NEWARK, N.J. (AP) — The cancer settled into Marilyn Rodriguez's brain and wasn't going anywhere.

Not much more could be done, except to make her comfortable and fulfill a childhood passion she had for Newark police horses.

Rodriguez wanted to see one again on Jan. 8, her 43rd birthday. Rosalee Ofray, a family friend who is more like a sister, went to work on this local make a wish request.

Once Newark Public Safety Director Anthony Ambrose heard about that request, it was about to happen. Then Rodriguez slipped into a coma a few days before her birthday. She died Jan. 21, but Newark police sent a horse to the wake, a horse that officials say rode through her neighborhood.

His name is Commander. He's 22, one of the oldest horses in the stable, and ready for retirement. But he had a parting gift that Newark police officials gave to Rodriguez's family Tuesday.

It was one of his horseshoes mounted on a plaque.

"It's a heartwarming story," said Police Lt. Christopher Gialanella, who is in the mounted unit. "We go out every day, but we never hear that it (horses) touched somebody in that manner."

Rodriguez's love of horses started when she was 5 years old, during a family visit to relatives in Puerto Rico. Her mother said she rode a horse one time and was hooked. She was so into horses, her sister said, she did a great impression of Mister Ed, the talking-horse in the television show that aired from 1961 to 1966 and later in reruns.

The horses brought Rodriguez such joy as a kid when they'd strut along Broadway in the city's North ward, patrolling the neighborhood. She'd be on the porch patiently waiting for them.
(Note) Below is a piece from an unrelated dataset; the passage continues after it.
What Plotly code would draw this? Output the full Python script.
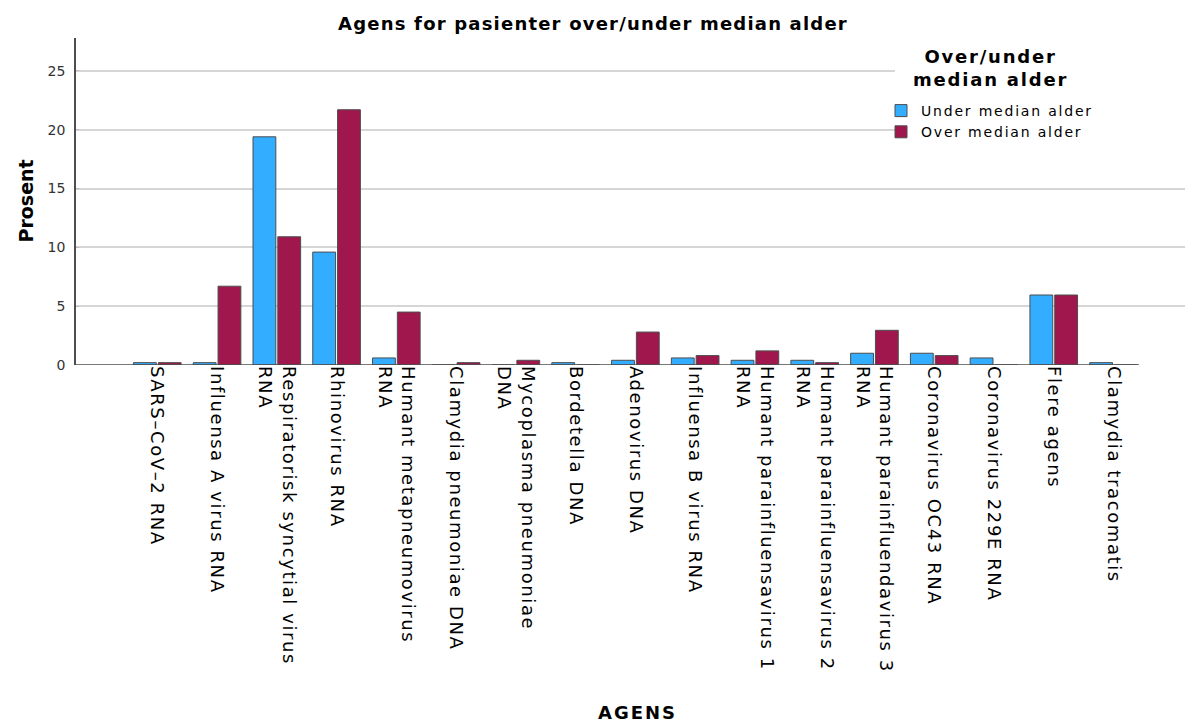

"She knew they were in the area and made me sit outside with her on the porch to watch them," said Kenia Guzman, her sister.

Sometimes their mother, Aurea Rodriguez, would take them to the Puerto Rican Day Parade in downtown Newark to see the horses prance by.

"She would always want to get really close to the curb of the street and hold her hand out with hopes that one would come close enough so she would be able to touch one," Guzman said.

Rodriguez never lost that memory, even as stage 4 Glioblastoma, aggressive brain cancer, began to take hold after she was diagnosed in 2017. Life expectancy after the diagnosis is 18 to 24 months.

Guzman said her sister lived for 17 months, undergoing two brain surgeries, a stroke, chemotherapy and radiation.

"She was a warrior," Guzman said. "Not once did I see my sister shed a tear."

Rodriguez had quiet strength, and a gentle soul. Family members said she never was angry or sad about her situation. She remained humble, soft spoken and charming.

"She was an angel," Ofray said. "I just wanted the horses to come see her at her house."

Guzman said her sister, a graduate of Bloomfield Tech, took paralegal courses at the former Katharine Gibbs School. Before the diagnoses, she worked as a legal secretary. Rodriguez, who was single and had no children, was never sick until she started having headaches.

Guzman said her sister loved all kinds of animals. Growing up, the family had a dog, a cat, and pigeons that their uncle rescued.

"She always said that when she got older, if she won the lottery, she was going to buy a farm or some sort of shelter, so she could rescue all types of animals, especially horses."

The presentation for the family was emotional. It was the third time Rodriguez's sister had seen Commander. Gialannella had invited her to the police stables before the wake.

"I was allowed to touch and pet him," she said. "I started to cry because my sister should be standing here doing this."

There was an instant connection.

The family keeps her memory alive by participating in a brain cancer walk that's sponsored by the National Brain Tumor Society held in Asbury Park. May will be the second walk for "Marilyn's Brainy Bunch" team. Her father, Leonardo Guzman, said something has to be done about the disease that's affecting so many families.

A piece of her, however, will remain with the mounted unit. The family gave Gialanella a picture of Rodriguez.

He'll hang it on the wall in her memory.

"My sister did not change the world, but she did make a dent in her little corner of it," Guzman said.